▶ [Task]:
Write the data out again exactly, dropping any images it holds.

::::::::

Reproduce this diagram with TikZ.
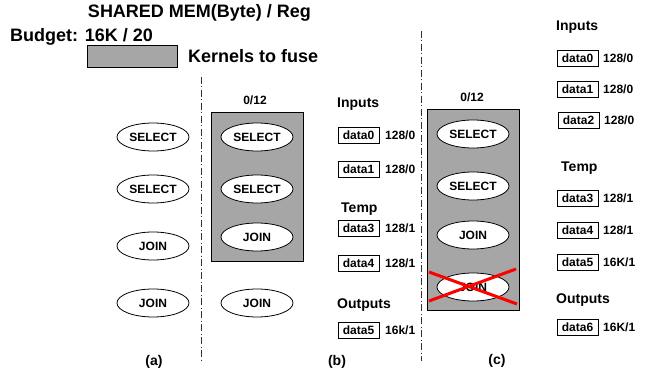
\documentclass[tikz,border=0pt]{standalone}
\usepackage{fontspec}
\setmainfont{Liberation Sans}
\usetikzlibrary{shapes.geometric}
\definecolor{fuse}{RGB}{166,166,166}
\begin{document}
\begin{tikzpicture}[x=1pt,y=-1pt,
  every node/.style={font=\bfseries},
  op/.style={ellipse,draw=black,fill=white,line width=0.8pt,minimum width=72pt,minimum height=28pt,inner sep=0pt,font=\fontsize{12}{12}\selectfont\bfseries},
  databox/.style={draw=black,line width=0.8pt,minimum width=41pt,minimum height=16pt,inner sep=0pt,font=\fontsize{12}{12}\selectfont\bfseries},
  val/.style={anchor=west,inner sep=0pt,font=\fontsize{12}{12}\selectfont\bfseries},
  head/.style={anchor=west,inner sep=0pt,font=\fontsize{14}{14}\selectfont\bfseries},
  big/.style={inner sep=0pt,font=\fontsize{18}{18}\selectfont\bfseries},
  sublabel/.style={inner sep=0pt,font=\fontsize{14}{14}\selectfont\bfseries},
  fusebox/.style={draw=black,fill=fuse,line width=0.8pt},
  sep/.style={draw=black!80,line width=0.9pt,dash pattern=on 7pt off 2.5pt on 1pt off 2.5pt},
  crossline/.style={draw=red,line width=3pt}]
\useasboundingbox (0,0) rectangle (645,374);
% header
\node[big] (title) at (199.5,13) {SHARED MEM(Byte) / Reg};
\node[big,anchor=west] (budget) at (10,37) {Budget: 16K / 20};
\draw[fusebox] (87,45) rectangle (177,67);
\node[big,anchor=west] (legend) at (188,56) {Kernels to fuse};
% separators
\coordinate (s1t) at (201,77); \coordinate (s1b) at (201,362);
\coordinate (s2t) at (421,31); \coordinate (s2b) at (421,361);
\draw[sep] (s1t) -- (s1b);
\draw[sep] (s2t) -- (s2b);
% column (a)
\node[op] (a1) at (153,137) {SELECT};
\node[op] (a2) at (153,189) {SELECT};
\node[op] (a3) at (153,246) {JOIN};
\node[op] (a4) at (153,303) {JOIN};
\node[sublabel] (la) at (154,362) {(a)};
% column (b)
\draw[fusebox] (211,112) rectangle (303,261);
\node[val,anchor=center] (bbud) at (255,100) {0/12};
\node[op] (b1) at (257,137) {SELECT};
\node[op] (b2) at (257,189) {SELECT};
\node[op] (b3) at (257,237) {JOIN};
\node[op] (b4) at (257,303) {JOIN};
\node[head] (bin) at (337,104) {Inputs};
\node[databox] (bd0) at (358.5,135) {data0};
\node[val] (bv0) at (385,135) {128/0};
\node[databox] (bd1) at (358.5,169) {data1};
\node[val] (bv1) at (385,169) {128/0};
\node[head] (btmp) at (341,209) {Temp};
\node[databox] (bd3) at (358.5,228) {data3};
\node[val] (bv3) at (385,228) {128/1};
\node[databox] (bd4) at (358.5,263) {data4};
\node[val] (bv4) at (385,263) {128/1};
\node[head] (bout) at (337,305) {Outputs};
\node[databox] (bd5) at (358.5,330) {data5};
\node[val] (bv5) at (385,330) {16k/1};
\node[sublabel] (lb) at (337,362) {(b)};
% column (c)
\draw[fusebox] (427,109) rectangle (519,310);
\node[val,anchor=center] (cbud) at (472,97) {0/12};
\node[op] (c1) at (473,134) {SELECT};
\node[op] (c2) at (473,186) {SELECT};
\node[op] (c3) at (473,235) {JOIN};
\node[op] (c4) at (473,287) {JOIN};
\coordinate (x1a) at (429,301); \coordinate (x1b) at (516,269);
\coordinate (x2a) at (429,272); \coordinate (x2b) at (517,304);
\draw[crossline] (x1a) -- (x1b);
\draw[crossline] (x2a) -- (x2b);
\node[sublabel] (lc) at (497,361) {(c)};
% right column
\node[head] (cin) at (556,27) {Inputs};
\node[databox] (cd0) at (577.5,58) {data0};
\node[val] (cv0) at (603,58) {128/0};
\node[databox] (cd1) at (577.5,89) {data1};
\node[val] (cv1) at (603,89) {128/0};
\node[databox] (cd2) at (578.5,120) {data2};
\node[val] (cv2) at (604,120) {128/0};
\node[head] (ctmp) at (561,168) {Temp};
\node[databox] (cd3) at (577.5,198) {data3};
\node[val] (cv3) at (603,198) {128/1};
\node[databox] (cd4) at (577.5,230) {data4};
\node[val] (cv4) at (603,230) {128/1};
\node[databox] (cd5) at (577.5,262) {data5};
\node[val] (cv5) at (603,262) {16K/1};
\node[head] (cout) at (556,300) {Outputs};
\node[databox] (cd6) at (577.5,327) {data6};
\node[val] (cv6) at (603,327) {16K/1};
\end{tikzpicture}
\end{document}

::::::::

▶ [Answer]:
Reproduce this diagram with TikZ.
\documentclass[tikz,border=0pt]{standalone}
\usepackage{fontspec}
\setmainfont{Liberation Sans}
\usetikzlibrary{shapes.geometric}
\definecolor{fuse}{RGB}{166,166,166}
\begin{document}
\begin{tikzpicture}[x=1pt,y=-1pt,
  every node/.style={font=\bfseries},
  op/.style={ellipse,draw=black,fill=white,line width=0.8pt,minimum width=72pt,minimum height=28pt,inner sep=0pt,font=\fontsize{12}{12}\selectfont\bfseries},
  databox/.style={draw=black,line width=0.8pt,minimum width=41pt,minimum height=16pt,inner sep=0pt,font=\fontsize{12}{12}\selectfont\bfseries},
  val/.style={anchor=west,inner sep=0pt,font=\fontsize{12}{12}\selectfont\bfseries},
  head/.style={anchor=west,inner sep=0pt,font=\fontsize{14}{14}\selectfont\bfseries},
  big/.style={inner sep=0pt,font=\fontsize{18}{18}\selectfont\bfseries},
  sublabel/.style={inner sep=0pt,font=\fontsize{14}{14}\selectfont\bfseries},
  fusebox/.style={draw=black,fill=fuse,line width=0.8pt},
  sep/.style={draw=black!80,line width=0.9pt,dash pattern=on 7pt off 2.5pt on 1pt off 2.5pt},
  crossline/.style={draw=red,line width=3pt}]
\useasboundingbox (0,0) rectangle (645,374);
% header
\node[big] (title) at (199.5,13) {SHARED MEM(Byte) / Reg};
\node[big,anchor=west] (budget) at (10,37) {Budget: 16K / 20};
\draw[fusebox] (87,45) rectangle (177,67);
\node[big,anchor=west] (legend) at (188,56) {Kernels to fuse};
% separators
\coordinate (s1t) at (201,77); \coordinate (s1b) at (201,362);
\coordinate (s2t) at (421,31); \coordinate (s2b) at (421,361);
\draw[sep] (s1t) -- (s1b);
\draw[sep] (s2t) -- (s2b);
% column (a)
\node[op] (a1) at (153,137) {SELECT};
\node[op] (a2) at (153,189) {SELECT};
\node[op] (a3) at (153,246) {JOIN};
\node[op] (a4) at (153,303) {JOIN};
\node[sublabel] (la) at (154,362) {(a)};
% column (b)
\draw[fusebox] (211,112) rectangle (303,261);
\node[val,anchor=center] (bbud) at (255,100) {0/12};
\node[op] (b1) at (257,137) {SELECT};
\node[op] (b2) at (257,189) {SELECT};
\node[op] (b3) at (257,237) {JOIN};
\node[op] (b4) at (257,303) {JOIN};
\node[head] (bin) at (337,104) {Inputs};
\node[databox] (bd0) at (358.5,135) {data0};
\node[val] (bv0) at (385,135) {128/0};
\node[databox] (bd1) at (358.5,169) {data1};
\node[val] (bv1) at (385,169) {128/0};
\node[head] (btmp) at (341,209) {Temp};
\node[databox] (bd3) at (358.5,228) {data3};
\node[val] (bv3) at (385,228) {128/1};
\node[databox] (bd4) at (358.5,263) {data4};
\node[val] (bv4) at (385,263) {128/1};
\node[head] (bout) at (337,305) {Outputs};
\node[databox] (bd5) at (358.5,330) {data5};
\node[val] (bv5) at (385,330) {16k/1};
\node[sublabel] (lb) at (337,362) {(b)};
% column (c)
\draw[fusebox] (427,109) rectangle (519,310);
\node[val,anchor=center] (cbud) at (472,97) {0/12};
\node[op] (c1) at (473,134) {SELECT};
\node[op] (c2) at (473,186) {SELECT};
\node[op] (c3) at (473,235) {JOIN};
\node[op] (c4) at (473,287) {JOIN};
\coordinate (x1a) at (429,301); \coordinate (x1b) at (516,269);
\coordinate (x2a) at (429,272); \coordinate (x2b) at (517,304);
\draw[crossline] (x1a) -- (x1b);
\draw[crossline] (x2a) -- (x2b);
\node[sublabel] (lc) at (497,361) {(c)};
% right column
\node[head] (cin) at (556,27) {Inputs};
\node[databox] (cd0) at (577.5,58) {data0};
\node[val] (cv0) at (603,58) {128/0};
\node[databox] (cd1) at (577.5,89) {data1};
\node[val] (cv1) at (603,89) {128/0};
\node[databox] (cd2) at (578.5,120) {data2};
\node[val] (cv2) at (604,120) {128/0};
\node[head] (ctmp) at (561,168) {Temp};
\node[databox] (cd3) at (577.5,198) {data3};
\node[val] (cv3) at (603,198) {128/1};
\node[databox] (cd4) at (577.5,230) {data4};
\node[val] (cv4) at (603,230) {128/1};
\node[databox] (cd5) at (577.5,262) {data5};
\node[val] (cv5) at (603,262) {16K/1};
\node[head] (cout) at (556,300) {Outputs};
\node[databox] (cd6) at (577.5,327) {data6};
\node[val] (cv6) at (603,327) {16K/1};
\end{tikzpicture}
\end{document}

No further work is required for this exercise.